Earlier I summarized what I think are the four most often mentioned ideas about why poor kids do worse in school. It is not just school of course: poor kids do worse in any number of ways throughout their life. Among the theories, I think the “effects of poverty” theory has the most plausibility and empirical support. I summarized that theory thusly:
The Effects of Poverty view is that the economic instability, deprivation, risk, stress, and neighborhood effects that accompany poverty best account for why poor students do not perform as well. There is substantial evidence that poor kids, even at the youngest ages, have elevated blood pressure, cortisol levels, epinephrene levels, and norepinephrene levels — all of which are indicators of stress. Poorer children move more often, which has all sorts of negative psychological effects. I could go on, but you get the gist: living in poverty is hard and makes learning more difficult.
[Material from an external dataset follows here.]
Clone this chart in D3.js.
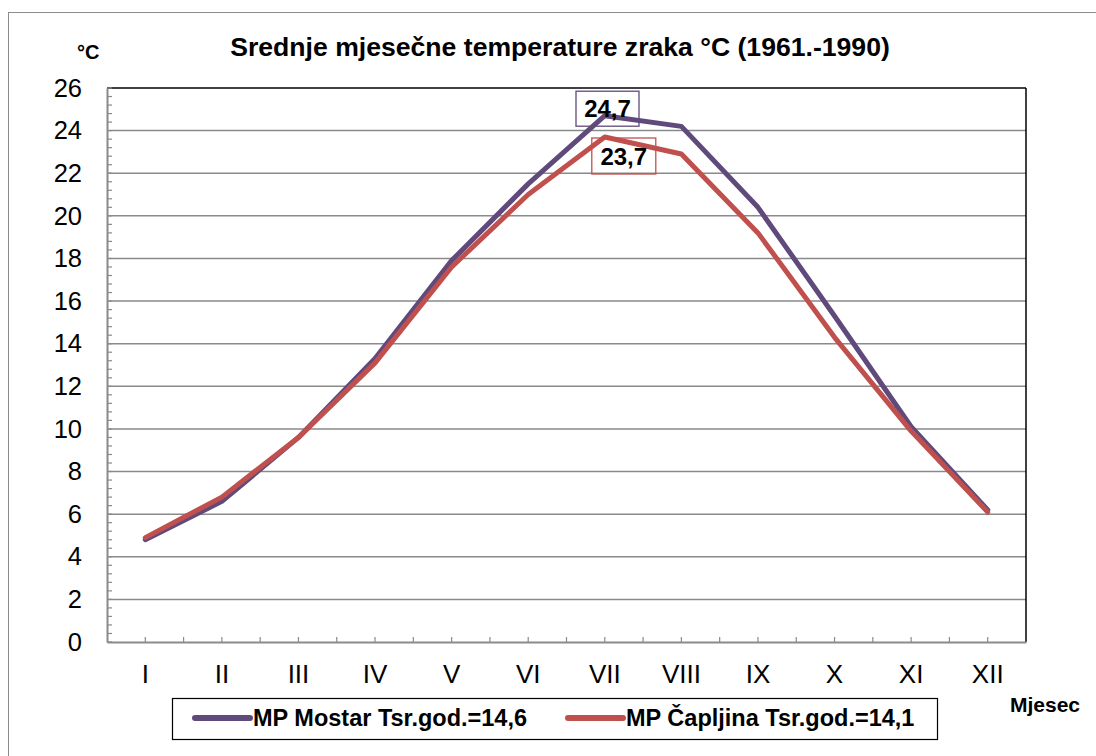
<!DOCTYPE html>
<html><head><meta charset="utf-8">
<script src="https://cdn.jsdelivr.net/npm/d3@7"></script>
<style>body{margin:0;background:#fff}svg{display:block;font-family:Arial,"Liberation Sans",sans-serif}</style>
</head><body><svg id="c" width="1096" height="756"></svg>
<script>
const months = ["I","II","III","IV","V","VI","VII","VIII","IX","X","XI","XII"];
const mostar = [4.8,6.6,9.6,13.3,17.9,21.5,24.7,24.2,20.4,15.3,10.1,6.2];
const capljina = [4.9,6.8,9.6,13.1,17.6,21.0,23.7,22.9,19.2,14.3,9.9,6.1];
const yTicks = [0,2,4,6,8,10,12,14,16,18,20,22,24,26];
const seriesNames = ["MP Mostar Tsr.god.=14,6","MP Čapljina Tsr.god.=14,1"];
const colors = ["#604A7B","#C0504D"];
const FF = "Arial,'Liberation Sans',sans-serif";

const svg = d3.select("#c");
const L=107, R=1026, T=88, B=642;
const x = d3.scaleBand().domain(months).range([L,R]).padding(0);
const y = d3.scaleLinear().domain([0,26]).range([B,T]);

svg.append("rect").attr("x",8.5).attr("y",12.5).attr("width",1100).attr("height",760)
  .attr("fill","#fff").attr("stroke","#8c8c8c").attr("stroke-width",1);

// gridlines
svg.append("g").selectAll("line").data(yTicks.filter(d=>d>0&&d<26)).join("line")
  .attr("x1",L).attr("x2",R).attr("y1",d=>y(d)).attr("y2",d=>y(d))
  .attr("stroke","#8a8a8a").attr("stroke-width",1.5);
// plot border top/right black
svg.append("line").attr("x1",L).attr("x2",R).attr("y1",y(26)).attr("y2",y(26)).attr("stroke","#000").attr("stroke-width",1.5);
svg.append("line").attr("x1",R).attr("x2",R).attr("y1",y(26)).attr("y2",B).attr("stroke","#000").attr("stroke-width",1.5);

// minor y ticks (every 0.4) pointing inward
const minor = d3.range(0,26.01,0.4);
svg.append("g").selectAll("line").data(minor).join("line")
  .attr("x1",L).attr("x2",L+5).attr("y1",d=>y(d)).attr("y2",d=>y(d))
  .attr("stroke","#8a8a8a").attr("stroke-width",1.2);

// y axis
const yAxis = d3.axisLeft(y).tickValues(yTicks).tickSize(0).tickPadding(25);
const gy = svg.append("g").attr("transform",`translate(${L},0)`).call(yAxis);
gy.select(".domain").attr("stroke","#8a8a8a").attr("stroke-width",2);
gy.selectAll("text").attr("font-size",25.5).attr("fill","#000").attr("font-family",FF);

// x axis
const xAxis = d3.axisBottom(x).tickSize(0).tickPadding(22.5);
const gx = svg.append("g").attr("transform",`translate(0,${B})`).call(xAxis);
gx.select(".domain").attr("stroke","#8a8a8a").attr("stroke-width",2);
gx.selectAll("text").attr("font-size",26).attr("fill","#000").attr("font-family",FF);
// x minor ticks at centers and boundaries pointing up
const xt = [];
months.forEach((m,i)=>{ xt.push(x(m)); xt.push(x(m)+x.bandwidth()/2); });
svg.append("g").selectAll("line").data(xt.slice(1)).join("line")
  .attr("x1",d=>d).attr("x2",d=>d).attr("y1",B).attr("y2",B-5)
  .attr("stroke","#8a8a8a").attr("stroke-width",1.2);

// lines
const line = d3.line().x((d,i)=>x(months[i])+x.bandwidth()/2).y(d=>y(d));
[mostar,capljina].forEach((s,k)=>{
  svg.append("path").datum(s).attr("d",line).attr("fill","none")
    .attr("stroke",colors[k]).attr("stroke-width",5).attr("stroke-linejoin","round").attr("stroke-linecap","round");
});

// data labels
function label(val,cx,cy,col,w,h){
  svg.append("rect").attr("x",cx-w/2).attr("y",cy-h/2).attr("width",w).attr("height",h)
    .attr("fill","none").attr("stroke",col).attr("stroke-width",1.3);
  svg.append("text").attr("x",cx).attr("y",cy+8.5).attr("text-anchor","middle")
    .attr("font-size",24).attr("font-weight","bold").text(String(val).replace(".",","));
}
const iv = 6;
const cxv = x(months[iv])+x.bandwidth()/2;
label(mostar[iv], cxv+2.7, y(mostar[iv])-7, colors[0], 63, 35);
label(capljina[iv], cxv+19, y(capljina[iv])+19, colors[1], 64, 36);

// title
svg.append("text").attr("x",560).attr("y",56).attr("text-anchor","middle")
  .attr("font-size",26.6).attr("font-weight","bold").text("Srednje mjesečne temperature zraka °C (1961.-1990)");
svg.append("text").attr("x",77).attr("y",59).attr("font-size",20).attr("font-weight","bold").text("°C");
svg.append("text").attr("x",1010).attr("y",712).attr("font-size",21).attr("font-weight","bold").text("Mjesec");

// legend
svg.append("rect").attr("x",172.5).attr("y",698.5).attr("width",765).attr("height",41)
  .attr("fill","#fff").attr("stroke","#000").attr("stroke-width",1.2);
const legX = [195, 568];
seriesNames.forEach((n,k)=>{
  svg.append("line").attr("x1",legX[k]).attr("x2",legX[k]+55).attr("y1",718).attr("y2",718)
    .attr("stroke",colors[k]).attr("stroke-width",6).attr("stroke-linecap","round");
  svg.append("text").attr("x",legX[k]+58).attr("y",726).attr("font-size",23.5).attr("font-weight","bold").text(n);
});
</script></body></html>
The effects of poverty are many, but higher stress features prominently. Researchers have measured the hormonal stress levels of poor and non-poor kids, and found that the former have significantly elevated stress levels. A new NBER study provides more evidence for this “risk-stress” explanatory model. Interestingly, the study does not measure the stress levels of children; instead, it measures the stress levels of pregnant mothers, and then tracks the resulting child to see how they fare.
The short of it is in the abstract: “We find that in-utero exposure to elevated levels of the stress hormone cortisol negatively affects offspring cognition, health and educational attainment.” But there are of course deeper implications. As the paper notes, poverty is associated with higher levels of stress. Putting it together then, we know that the condition of poverty generates more maternal stress, and that maternal stress has damaging effects on children even in the prenatal stage of development.
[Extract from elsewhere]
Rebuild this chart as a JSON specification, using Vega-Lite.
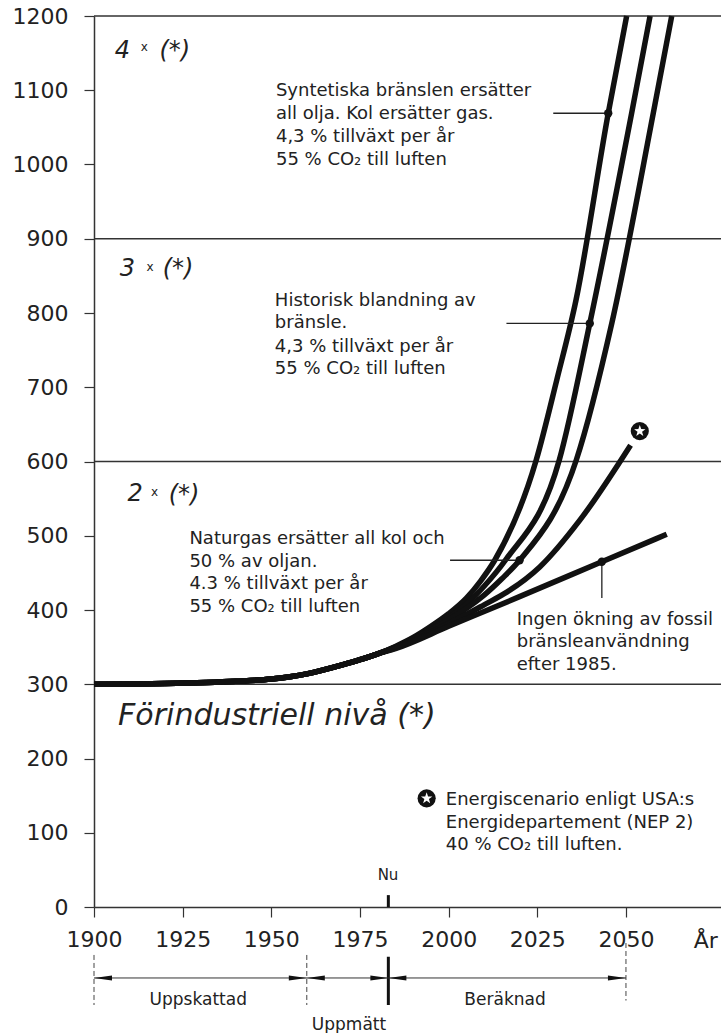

So, even before birth, wealthier children get a jump on poorer children. The cycle of poverty is much deeper than most imagine, and the pretension that significant economic inequality is compatible with equal opportunity is transparently ridiculous. If you want to help poor kids do better, you make them and their family not poor. There are probably other things you can do on the margins to help them out, but more and more it seems clear that reducing poverty is heads and shoulders above any other program, reform, or policy.
Despite this, advocates of poor children — at least those with prominent platforms — have basically written off poverty reduction altogether. We must assume poverty as necessarily existing, and from that baseline start working out our ideas. That’s garbage, and as this study (among many others like it) have shown: it wont work. Changing distributional institutions so that poor people are less poor is something we can do, and is something we have — at least partially — done before. Studies on the effects of those anti-poverty programs on prenatal health are glowingly positive. Clearly then, we should do more to directly make poor people not poor. There is no reason not to.